**RECORDED DATA**

[start]

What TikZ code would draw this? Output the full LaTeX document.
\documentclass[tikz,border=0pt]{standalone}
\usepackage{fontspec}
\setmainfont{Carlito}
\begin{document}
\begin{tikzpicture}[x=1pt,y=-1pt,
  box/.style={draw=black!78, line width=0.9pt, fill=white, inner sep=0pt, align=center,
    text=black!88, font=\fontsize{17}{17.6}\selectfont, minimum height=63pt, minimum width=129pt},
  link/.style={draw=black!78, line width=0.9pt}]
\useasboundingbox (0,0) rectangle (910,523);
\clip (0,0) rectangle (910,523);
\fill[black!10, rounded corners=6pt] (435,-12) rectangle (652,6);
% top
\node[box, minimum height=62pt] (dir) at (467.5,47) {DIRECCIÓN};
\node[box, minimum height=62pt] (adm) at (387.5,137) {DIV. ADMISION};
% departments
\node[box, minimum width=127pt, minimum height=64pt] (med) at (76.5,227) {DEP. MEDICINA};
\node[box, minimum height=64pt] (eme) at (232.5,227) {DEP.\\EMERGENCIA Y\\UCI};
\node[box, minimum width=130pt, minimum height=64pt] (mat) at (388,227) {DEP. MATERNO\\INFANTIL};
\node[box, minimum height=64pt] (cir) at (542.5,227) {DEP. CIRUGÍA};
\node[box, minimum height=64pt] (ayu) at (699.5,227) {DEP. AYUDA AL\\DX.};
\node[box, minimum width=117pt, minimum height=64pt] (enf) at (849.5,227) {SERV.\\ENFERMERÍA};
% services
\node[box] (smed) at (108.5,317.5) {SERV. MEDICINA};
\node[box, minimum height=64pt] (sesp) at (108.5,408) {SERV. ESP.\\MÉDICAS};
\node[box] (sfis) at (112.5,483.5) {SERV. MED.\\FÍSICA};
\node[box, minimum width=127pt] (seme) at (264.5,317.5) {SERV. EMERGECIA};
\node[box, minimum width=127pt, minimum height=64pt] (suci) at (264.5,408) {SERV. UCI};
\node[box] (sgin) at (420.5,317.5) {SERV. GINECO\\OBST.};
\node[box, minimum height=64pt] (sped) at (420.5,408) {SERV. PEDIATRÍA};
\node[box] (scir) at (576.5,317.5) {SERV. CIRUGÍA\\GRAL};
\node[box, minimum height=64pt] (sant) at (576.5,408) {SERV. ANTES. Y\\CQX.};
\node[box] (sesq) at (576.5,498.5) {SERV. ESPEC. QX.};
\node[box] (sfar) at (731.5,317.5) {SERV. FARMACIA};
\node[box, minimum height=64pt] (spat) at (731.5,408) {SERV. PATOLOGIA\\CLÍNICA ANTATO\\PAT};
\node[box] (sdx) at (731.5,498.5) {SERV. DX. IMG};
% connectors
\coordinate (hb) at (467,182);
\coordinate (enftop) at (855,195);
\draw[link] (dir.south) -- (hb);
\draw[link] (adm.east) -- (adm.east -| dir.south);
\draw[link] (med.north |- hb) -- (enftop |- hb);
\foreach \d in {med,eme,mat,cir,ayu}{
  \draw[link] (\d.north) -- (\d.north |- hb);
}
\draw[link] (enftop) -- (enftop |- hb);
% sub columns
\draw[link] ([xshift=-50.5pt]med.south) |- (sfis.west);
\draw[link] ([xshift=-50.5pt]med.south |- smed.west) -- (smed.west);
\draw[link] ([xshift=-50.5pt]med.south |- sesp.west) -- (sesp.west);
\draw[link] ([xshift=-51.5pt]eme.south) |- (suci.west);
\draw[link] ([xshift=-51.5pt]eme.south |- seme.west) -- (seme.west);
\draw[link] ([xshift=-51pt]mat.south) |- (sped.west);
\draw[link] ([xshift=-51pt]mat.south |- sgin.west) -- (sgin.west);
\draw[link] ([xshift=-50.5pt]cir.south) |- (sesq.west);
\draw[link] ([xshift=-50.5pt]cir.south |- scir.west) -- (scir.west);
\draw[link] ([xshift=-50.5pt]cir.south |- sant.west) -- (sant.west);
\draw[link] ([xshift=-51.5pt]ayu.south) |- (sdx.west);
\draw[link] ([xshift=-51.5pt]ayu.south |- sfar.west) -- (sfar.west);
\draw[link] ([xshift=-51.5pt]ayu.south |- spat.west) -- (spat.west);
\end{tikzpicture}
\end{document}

[end]

**AIM OF THE EXERCISE**
Write out the whole listing again. Match it word for word.

**OUTPUT FOR THIS EXERCISE**
What TikZ code would draw this? Output the full LaTeX document.
\documentclass[tikz,border=0pt]{standalone}
\usepackage{fontspec}
\setmainfont{Carlito}
\begin{document}
\begin{tikzpicture}[x=1pt,y=-1pt,
  box/.style={draw=black!78, line width=0.9pt, fill=white, inner sep=0pt, align=center,
    text=black!88, font=\fontsize{17}{17.6}\selectfont, minimum height=63pt, minimum width=129pt},
  link/.style={draw=black!78, line width=0.9pt}]
\useasboundingbox (0,0) rectangle (910,523);
\clip (0,0) rectangle (910,523);
\fill[black!10, rounded corners=6pt] (435,-12) rectangle (652,6);
% top
\node[box, minimum height=62pt] (dir) at (467.5,47) {DIRECCIÓN};
\node[box, minimum height=62pt] (adm) at (387.5,137) {DIV. ADMISION};
% departments
\node[box, minimum width=127pt, minimum height=64pt] (med) at (76.5,227) {DEP. MEDICINA};
\node[box, minimum height=64pt] (eme) at (232.5,227) {DEP.\\EMERGENCIA Y\\UCI};
\node[box, minimum width=130pt, minimum height=64pt] (mat) at (388,227) {DEP. MATERNO\\INFANTIL};
\node[box, minimum height=64pt] (cir) at (542.5,227) {DEP. CIRUGÍA};
\node[box, minimum height=64pt] (ayu) at (699.5,227) {DEP. AYUDA AL\\DX.};
\node[box, minimum width=117pt, minimum height=64pt] (enf) at (849.5,227) {SERV.\\ENFERMERÍA};
% services
\node[box] (smed) at (108.5,317.5) {SERV. MEDICINA};
\node[box, minimum height=64pt] (sesp) at (108.5,408) {SERV. ESP.\\MÉDICAS};
\node[box] (sfis) at (112.5,483.5) {SERV. MED.\\FÍSICA};
\node[box, minimum width=127pt] (seme) at (264.5,317.5) {SERV. EMERGECIA};
\node[box, minimum width=127pt, minimum height=64pt] (suci) at (264.5,408) {SERV. UCI};
\node[box] (sgin) at (420.5,317.5) {SERV. GINECO\\OBST.};
\node[box, minimum height=64pt] (sped) at (420.5,408) {SERV. PEDIATRÍA};
\node[box] (scir) at (576.5,317.5) {SERV. CIRUGÍA\\GRAL};
\node[box, minimum height=64pt] (sant) at (576.5,408) {SERV. ANTES. Y\\CQX.};
\node[box] (sesq) at (576.5,498.5) {SERV. ESPEC. QX.};
\node[box] (sfar) at (731.5,317.5) {SERV. FARMACIA};
\node[box, minimum height=64pt] (spat) at (731.5,408) {SERV. PATOLOGIA\\CLÍNICA ANTATO\\PAT};
\node[box] (sdx) at (731.5,498.5) {SERV. DX. IMG};
% connectors
\coordinate (hb) at (467,182);
\coordinate (enftop) at (855,195);
\draw[link] (dir.south) -- (hb);
\draw[link] (adm.east) -- (adm.east -| dir.south);
\draw[link] (med.north |- hb) -- (enftop |- hb);
\foreach \d in {med,eme,mat,cir,ayu}{
  \draw[link] (\d.north) -- (\d.north |- hb);
}
\draw[link] (enftop) -- (enftop |- hb);
% sub columns
\draw[link] ([xshift=-50.5pt]med.south) |- (sfis.west);
\draw[link] ([xshift=-50.5pt]med.south |- smed.west) -- (smed.west);
\draw[link] ([xshift=-50.5pt]med.south |- sesp.west) -- (sesp.west);
\draw[link] ([xshift=-51.5pt]eme.south) |- (suci.west);
\draw[link] ([xshift=-51.5pt]eme.south |- seme.west) -- (seme.west);
\draw[link] ([xshift=-51pt]mat.south) |- (sped.west);
\draw[link] ([xshift=-51pt]mat.south |- sgin.west) -- (sgin.west);
\draw[link] ([xshift=-50.5pt]cir.south) |- (sesq.west);
\draw[link] ([xshift=-50.5pt]cir.south |- scir.west) -- (scir.west);
\draw[link] ([xshift=-50.5pt]cir.south |- sant.west) -- (sant.west);
\draw[link] ([xshift=-51.5pt]ayu.south) |- (sdx.west);
\draw[link] ([xshift=-51.5pt]ayu.south |- sfar.west) -- (sfar.west);
\draw[link] ([xshift=-51.5pt]ayu.south |- spat.west) -- (spat.west);
\end{tikzpicture}
\end{document}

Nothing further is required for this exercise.